L’Animal

par Éric Dussert
1996, in La Revue des revues no 22

Alors que la philosophie descend dans la rue et transforme les cafés en débits de débats, des professeurs de philosophie lorrains ont inauguré au printemps 1996 une revue d’idées, L’Animal, dont le sous-titre, « Littérature, Arts & Philosophies », manifeste le souci de donner matière à penser.
C’est sur ce principe que le volume inaugural de L’Animal trouvait une définition de son activité dans « l’appétit de revoir […] par morceaux, quelque histoire de l’homme ». Sous la direction de Thierry Hesse, la revue devient une « machine qui nous évite d’être impatient », un lieu de réflexion où sont exposés des arguments et des sensibilités à partir desquels la nécessaire sédimentation des idées peut s’opérer.
Sur ce point, L’Animal n’est pas un ours. Il est même bon compagnon puisque son format généreux supporte une mise en page dense, meublée de notes marginales ou infrapaginales. En outre, celui-ci laisse un espace vierge de papier souple qui offre au lecteur d’apposer ses propres commentaires… L’objet est donc parfaitement adapté au projet. Quant aux sommaires, thématiques, ils reposent sur un entretien autour duquel gravitent des interventions variées. L’Animal assure au colloque philosophique les intermèdes de la chronique et des fictions. Soit un panorama ouvert qui prend au fil des pages l’allure d’une leçon à plusieurs voix.
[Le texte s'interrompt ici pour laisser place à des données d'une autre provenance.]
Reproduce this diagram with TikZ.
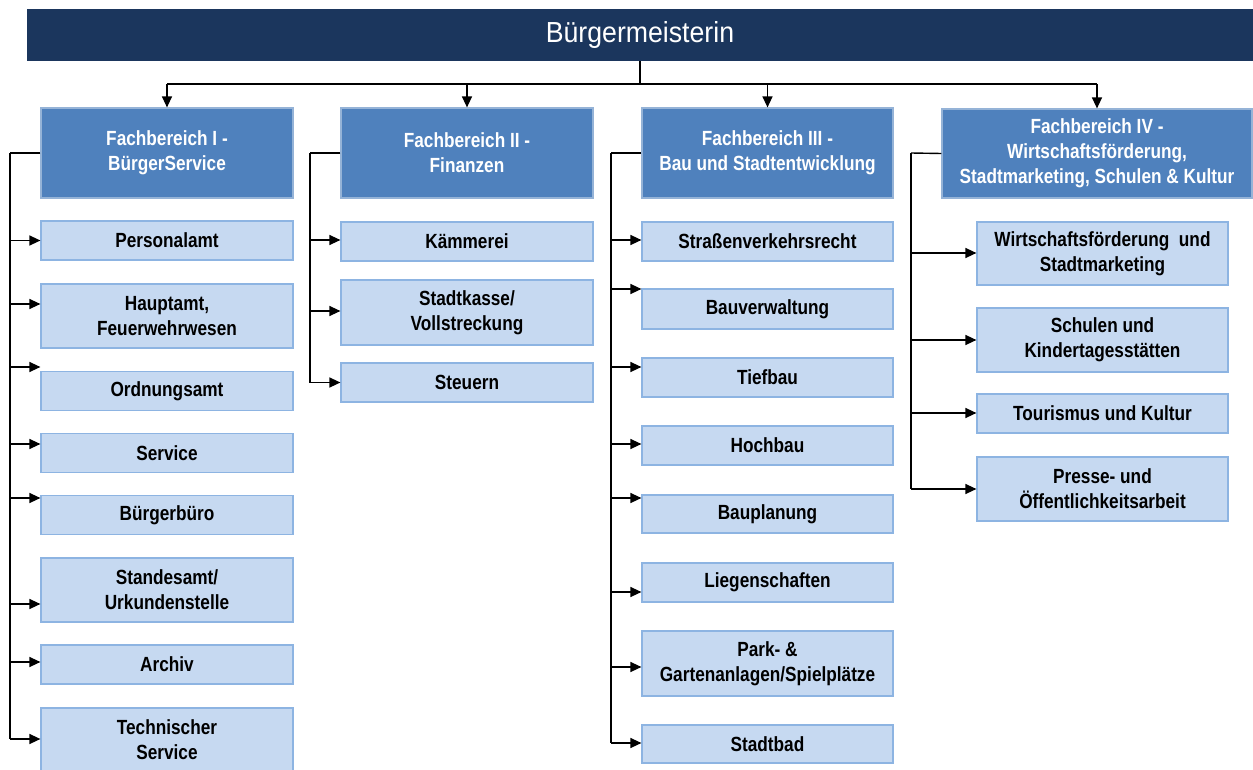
\documentclass[tikz,border=0pt]{standalone}
\usepackage{fontspec}
\usetikzlibrary{arrows.meta,calc}
\newfontfamily\narrowsans{Liberation Sans}[FakeStretch=0.84]
\newfontfamily\titlesans{Liberation Sans}[FakeStretch=0.92]
\definecolor{barblue}{RGB}{27,54,93}
\definecolor{fbfill}{RGB}{79,129,189}
\definecolor{fbline}{RGB}{149,179,215}
\definecolor{subfill}{RGB}{198,217,241}
\definecolor{subline}{RGB}{141,180,226}
\tikzset{
  boxtext/.style={font=\narrowsans\bfseries\fontsize{20.5}{25}\selectfont, align=center, inner sep=0pt},
  fbbox/.style={boxtext, draw=fbline, fill=fbfill, text=white, line width=1.2pt,
                minimum width=252pt, minimum height=90pt},
  subbox/.style={boxtext, draw=subline, fill=subfill, text=black, line width=1.2pt,
                 minimum width=252pt, minimum height=39pt},
  tall/.style={minimum height=64pt},
  link/.style={draw=black, line width=1.4pt},
  arr/.style={link, -{Triangle[length=11pt,width=10pt]}}
}
% arrow from trunk #1 to box #2, entering #3 units below its centre
\newcommand\feed[3]{%
  \coordinate (tip) at ($(#2.west)+(0,#3)$);
  \draw[arr] (#1 |- tip) -- (tip);}
\begin{document}
\begin{tikzpicture}[x=1pt,y=-1pt]
\useasboundingbox (0,0) rectangle (1253,770);

% head of the administration
\node[fill=barblue, text=white, minimum width=1226pt, minimum height=52pt, inner sep=0pt,
      font=\titlesans\fontsize{29}{34}\selectfont] (bm) at (640,35) {Bürgermeisterin};

% departments
\node[fbbox] (fb1) at (167,153) {Fachbereich I -\\BürgerService};
\node[fbbox] (fb2) at (467,153) {Fachbereich II -\\Finanzen};
\node[fbbox, minimum width=251pt] (fb3) at (767.5,153) {Fachbereich III -\\Bau und Stadtentwicklung};
\node[fbbox, minimum width=310pt, minimum height=89pt] (fb4) at (1097,153.5)
  {Fachbereich IV -\\Wirtschaftsförderung,\\Stadtmarketing, Schulen \& Kultur};

\coordinate (bus) at (640,84);
\draw[link] (bm.south) -- (bus);
\draw[link] (fb1.north |- bus) -- (fb4.north |- bus);
\foreach \f in {fb1,fb2,fb3,fb4} \draw[arr] (\f.north |- bus) -- (\f.north);

% Fachbereich I
\node[subbox] (a1) at (167,240.5) {Personalamt};
\node[subbox, tall] (a2) at (167,316) {Hauptamt,\\Feuerwehrwesen};
\node[subbox] (a3) at (167,391) {Ordnungsamt};
\node[subbox] (a4) at (167,453) {Service};
\node[subbox] (a5) at (167,515) {Bürgerbüro};
\node[subbox, tall] (a6) at (167,590) {Standesamt/\\Urkundenstelle};
\node[subbox] (a7) at (167,664.5) {Archiv};
\node[subbox, tall] (a8) at (167,740) {Technischer\\Service};

\coordinate (t1) at (10,153);
\draw[link] (fb1.west) -- (t1);
\feed{t1}{a1}{0}
\feed{t1}{a2}{-12}
\feed{t1}{a3}{-24}
\feed{t1}{a4}{-9}
\feed{t1}{a5}{-17}
\feed{t1}{a6}{14}
\feed{t1}{a7}{-2.5}
\feed{t1}{a8}{-1}
\draw[link] (t1) -- (t1 |- tip);

% Fachbereich II
\node[subbox] (b1) at (467,241.5) {Kämmerei};
\node[subbox, minimum height=65pt] (b2) at (467,312.5) {Stadtkasse/\\Vollstreckung};
\node[subbox] (b3) at (467,382.5) {Steuern};

\coordinate (t2) at (310,153);
\draw[link] (fb2.west) -- (t2);
\feed{t2}{b1}{-1.5}
\feed{t2}{b2}{-1.5}
\feed{t2}{b3}{0}
\draw[link] (t2) -- (t2 |- tip);

% Fachbereich III
\tikzset{sub3/.style={subbox, minimum width=251pt}}
\node[sub3] (c1) at (767.5,241.5) {Straßenverkehrsrecht};
\node[sub3, minimum height=40pt] (c2) at (767.5,309) {Bauverwaltung};
\node[sub3] (c3) at (767.5,377.5) {Tiefbau};
\node[sub3] (c4) at (767.5,445.5) {Hochbau};
\node[sub3, minimum height=38pt] (c5) at (767.5,514) {Bauplanung};
\node[sub3] (c6) at (767.5,582.5) {Liegenschaften};
\node[sub3, minimum height=65pt] (c7) at (767.5,663.5) {Park- \&\\Gartenanlagen/Spielplätze};
\node[sub3, minimum height=38pt] (c8) at (767.5,744) {Stadtbad};

\coordinate (t3) at (611,153);
\draw[link] (fb3.west) -- (t3);
\feed{t3}{c1}{-1.5}
\feed{t3}{c2}{-20}
\feed{t3}{c3}{-10.5}
\feed{t3}{c4}{-1.5}
\feed{t3}{c5}{-16}
\feed{t3}{c6}{9.5}
\feed{t3}{c7}{3.5}
\feed{t3}{c8}{-1}
\draw[link] (t3) -- (t3 |- tip);

% Fachbereich IV
\tikzset{sub4/.style={subbox, minimum width=251pt}}
\node[sub4, minimum height=63pt] (d1) at (1102.5,253.5) {Wirtschaftsförderung\ \ und\\Stadtmarketing};
\node[sub4, tall] (d2) at (1102.5,340) {Schulen und\\Kindertagesstätten};
\node[sub4] (d3) at (1102.5,413.5) {Tourismus und Kultur};
\node[sub4, tall] (d4) at (1102.5,489) {Presse- und\\Öffentlichkeitsarbeit};

\coordinate (t4) at (911,153);
\draw[link] (fb4.west) -- (t4);
\feed{t4}{d1}{-0.5}
\feed{t4}{d2}{0}
\feed{t4}{d3}{-0.5}
\feed{t4}{d4}{0}
\draw[link] (t4) -- (t4 |- tip);
\end{tikzpicture}
\end{document}
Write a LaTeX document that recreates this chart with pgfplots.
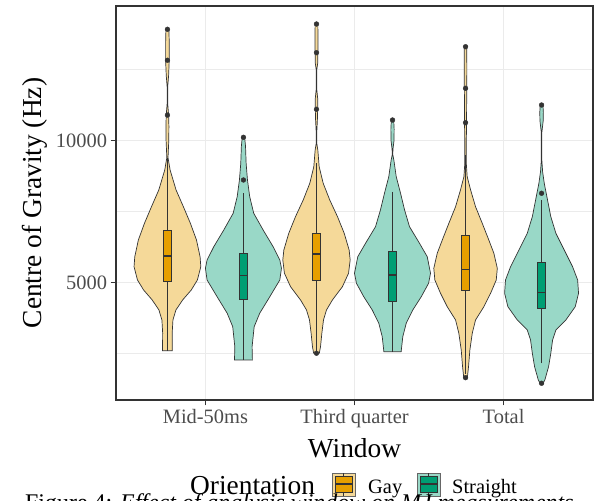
\documentclass[border=0pt]{standalone}
\usepackage{fontspec}
\setmainfont{Liberation Serif}
\usepackage{pgfplots}
\pgfplotsset{compat=1.18}
\usepgfplotslibrary{fillbetween,statistics}
\usepackage{pgfplotstable}

\definecolor{gayL}{RGB}{245,217,153}
\definecolor{strL}{RGB}{153,216,199}
\definecolor{gayD}{HTML}{E69F00}
\definecolor{strD}{HTML}{009E73}
\definecolor{gridc}{HTML}{EBEBEB}
\definecolor{dk}{HTML}{333333}

\pgfplotstableread{
y w
13920 0.010
13500 0.012
12800 0.012
12300 0.008
11900 0.002
11300 0.002
10900 0.008
10500 0.010
10000 0.009
9400 0.004
8967 0.018
8263 0.058
7675 0.107
7091 0.154
6503 0.195
5915 0.219
5563 0.224
5095 0.201
4743 0.160
4391 0.102
4039 0.057
3687 0.037
3230 0.032
2606 0.033
}\vMG
\pgfplotstableread{
y w
10118 0.008
9800 0.014
9203 0.018
8615 0.027
8027 0.042
7443 0.069
6855 0.132
6267 0.199
5799 0.244
5507 0.255
5095 0.244
4507 0.177
3923 0.109
3451 0.072
3099 0.065
2747 0.058
2279 0.060
}\vMS
\pgfplotstableread{
y w
14106 0.009
13700 0.010
13300 0.010
12723 0.008
12500 0.002
11800 0.002
11490 0.008
11104 0.008
10727 0.006
10300 0.002
9900 0.002
9671 0.009
9083 0.018
8499 0.045
7911 0.089
7323 0.141
6739 0.186
6151 0.219
5799 0.226
5331 0.215
4859 0.174
4391 0.107
4039 0.067
3687 0.047
3219 0.036
2747 0.027
2516 0.019
}\vTG
\pgfplotstableread{
y w
10727 0.008
10400 0.011
10000 0.010
9700 0.003
9500 0.002
9319 0.009
8731 0.025
8147 0.054
7559 0.081
6971 0.114
6387 0.181
5915 0.233
5331 0.255
4979 0.242
4507 0.193
4039 0.136
3571 0.092
3099 0.069
2571 0.058
}\vTS
\pgfplotstableread{
y w
13307 0.008
12500 0.009
11843 0.008
11000 0.007
10632 0.007
10000 0.005
9200 0.005
8731 0.011
8263 0.034
7675 0.067
7091 0.112
6503 0.156
6035 0.190
5507 0.213
5095 0.206
4627 0.168
4155 0.123
3687 0.067
3219 0.045
2631 0.029
2043 0.020
1656 0.012
}\vOG
\pgfplotstableread{
y w
11255 0.009
11000 0.012
10700 0.011
10300 0.002
9300 0.002
8907 0.007
8499 0.018
7911 0.040
7323 0.062
6739 0.096
6151 0.152
5563 0.208
5095 0.242
4627 0.248
4155 0.226
3687 0.163
3335 0.096
2983 0.074
2515 0.062
2043 0.047
1575 0.022
1459 0.010
}\vOS

\newcommand{\violin}[4]{%
  \addplot[draw=none, name path=#4R] table[x expr=#2+\thisrow{w}, y=y] {#1};
  \addplot[draw=none, name path=#4L] table[x expr=#2-\thisrow{w}, y=y] {#1};
  \addplot[fill=#3, draw=dk, line width=0.7bp] fill between[of=#4R and #4L, reverse=true];
}
\newcommand{\bx}[7]{%
  \addplot[fill=#7, draw=dk, line width=0.7bp,
    boxplot prepared={median=#1, upper quartile=#2, lower quartile=#3,
      upper whisker=#4, lower whisker=#5, draw position=#6,
      box extend=0.054, whisker extend=0}] coordinates {};
}

\begin{document}
\begin{tikzpicture}
\begin{axis}[
  at={(116bp,101bp)}, anchor=south west,
  scale only axis, width=477bp, height=394bp,
  xmin=0.4, xmax=3.6, ymin=870, ymax=14740,
  xtick={1,2,3}, xticklabels={Mid-50ms, Third quarter, Total},
  ytick={5000,10000}, minor ytick={2500,7500,12500},
  scaled y ticks=false,
  grid=both,
  major grid style={color=gridc, line width=1.3bp},
  minor grid style={color=gridc, line width=0.7bp},
  axis line style={color=dk, line width=1.1bp},
  tick align=outside, tick pos=left,
  major tick length=5.5bp, minor tick length=0pt,
  tick style={color=dk, line width=1bp},
  /pgf/number format/assume math mode=true,
  /pgf/number format/set thousands separator={},
  tick label style={font=\fontsize{20.5}{24}\selectfont, color=black!70},
  xlabel={Window},
  xlabel style={font=\fontsize{27.5}{30}\selectfont, at={(axis description cs:0.5,-0.147)}, anchor=base},
  ylabel={Centre of Gravity (Hz)},
  ylabel style={font=\fontsize{27.5}{30}\selectfont, at={(axis description cs:-0.157,0.5)}, anchor=base},
  boxplot/draw direction=y,
  boxplot/every median/.style={line width=1.5bp},
]
\violin{\vMG}{0.745}{gayL}{mg}
\violin{\vMS}{1.255}{strL}{ms}
\violin{\vTG}{1.745}{gayL}{tg}
\violin{\vTS}{2.255}{strL}{ts}
\violin{\vOG}{2.745}{gayL}{og}
\violin{\vOS}{3.255}{strL}{os}

\bx{5940}{6855}{5035}{9400}{2606}{0.745}{gayD}
\bx{5246}{6035}{4426}{8147}{2279}{1.255}{strD}
\bx{6010}{6739}{5070}{9200}{2600}{1.745}{gayD}
\bx{5271}{6091}{4356}{8203}{2571}{2.255}{strD}
\bx{5472}{6679}{4718}{9500}{1800}{2.745}{gayD}
\bx{4648}{5704}{4098}{7911}{2163}{3.255}{strD}

\addplot[only marks, mark=*, mark size=2.4bp, color=dk] coordinates {
(0.745,13920) (0.745,12830) (0.745,10900)
(1.255,10118) (1.255,8615)
(1.745,14106) (1.745,13096) (1.745,11104) (1.745,2516)
(2.255,10727)
(2.745,13307) (2.745,11843) (2.745,10632) (2.745,1656)
(3.255,11255) (3.255,8147) (3.255,1459)
};
\end{axis}

% legend
\draw[fill=gayL, draw=black!60, line width=0.6bp] (332bp,5bp) rectangle (355bp,28bp);
\draw[fill=gayD, draw=dk, line width=0.6bp] (335bp,9bp) rectangle (352bp,25bp);
\draw[dk, line width=1.2bp] (335bp,17bp) -- (352bp,17bp);
\draw[dk, line width=0.6bp] (343.5bp,5bp) -- (343.5bp,9bp) (343.5bp,25bp) -- (343.5bp,28bp);

\draw[fill=strL, draw=black!60, line width=0.6bp] (417bp,5bp) rectangle (440bp,28bp);
\draw[fill=strD, draw=dk, line width=0.6bp] (420bp,9bp) rectangle (437bp,25bp);
\draw[dk, line width=1.2bp] (420bp,17bp) -- (437bp,17bp);
\draw[dk, line width=0.6bp] (428.5bp,5bp) -- (428.5bp,9bp) (428.5bp,25bp) -- (428.5bp,28bp);

\node[anchor=base west, inner sep=0pt, font=\fontsize{27.5}{30}\selectfont] at (190bp,7bp) {Orientation};
\node[anchor=base west, inner sep=0pt, font=\fontsize{20.5}{24}\selectfont] at (368bp,8bp) {Gay};
\node[anchor=base west, inner sep=0pt, font=\fontsize{20.5}{24}\selectfont] at (452bp,8bp) {Straight};

\node[anchor=base west, inner sep=0pt, font=\fontsize{24}{28}\selectfont] at (25bp,-9bp) {Figure 4: \textit{Effect of analysis window on MJ measurements}};

\pgfresetboundingbox
\path[use as bounding box] (0,0) rectangle (597bp,501bp);
\end{tikzpicture}
\end{document}
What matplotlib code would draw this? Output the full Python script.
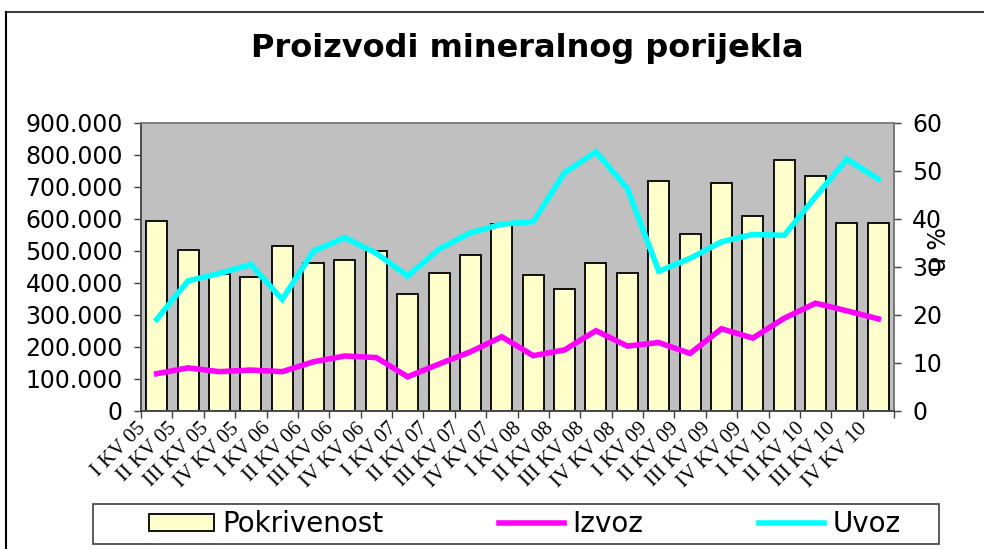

Le premier numéro était consacré aux notions de « Richesse et pauvreté ». On y débattait d’une harmonie toujours à venir avec l’économiste François Rachline. Daniel Payot et Pierre Bocéréan élaboraient une définition de la pauvreté dans la familiarité des écrits de Benjamin, Marx ou Derrida. Hermann Ungar, Eugène Savitzkaya, Jude Stéfan, Jérôme de Gramont, Alain Sevestre et Francis Marmande illustraient le propos, sans oublier les photographies de Patrick Kuhn et Frédéric Cornu.
Clin d’oeil à la Série noire, le deuxième numéro arbore une couverture jaune pour évoquer « Les Instruments du crime », un inventaire de « ce qui fait outrage à l’Homme ». Cette fois L’Animal accorde plus de place à la création littéraire sans perdre de vue la mise en perspective qui assure sa cohérence. Dans l’entretien, Myriam Revault d’Allonnes évoque la nature criminelle de l’homme et son rapport au mal politique, Michel Piclin transmet des notations morales et Philippe Woloszko fait la synthèse des idées philosophiques sur la question. Jean-Philippe Bareil se penche sur l’oeuvre de Primo Levi et Jean-Pierre Marchand présente l’inattendu Adolf Loos, architecte allemand (1870-1933) qui était convaincu du lien essentiel qui existe entre le crime et l’ornement. Avec, en outre, deux lettres de Primo Levi à Jean Samuel, le « Suicide d’un Chat » d’Albert Ehrenstein et les textes de François Bon, Olivier Barbarant ou Bruno Sibona, on constate que cet Animal mérite d’être apprivoisé.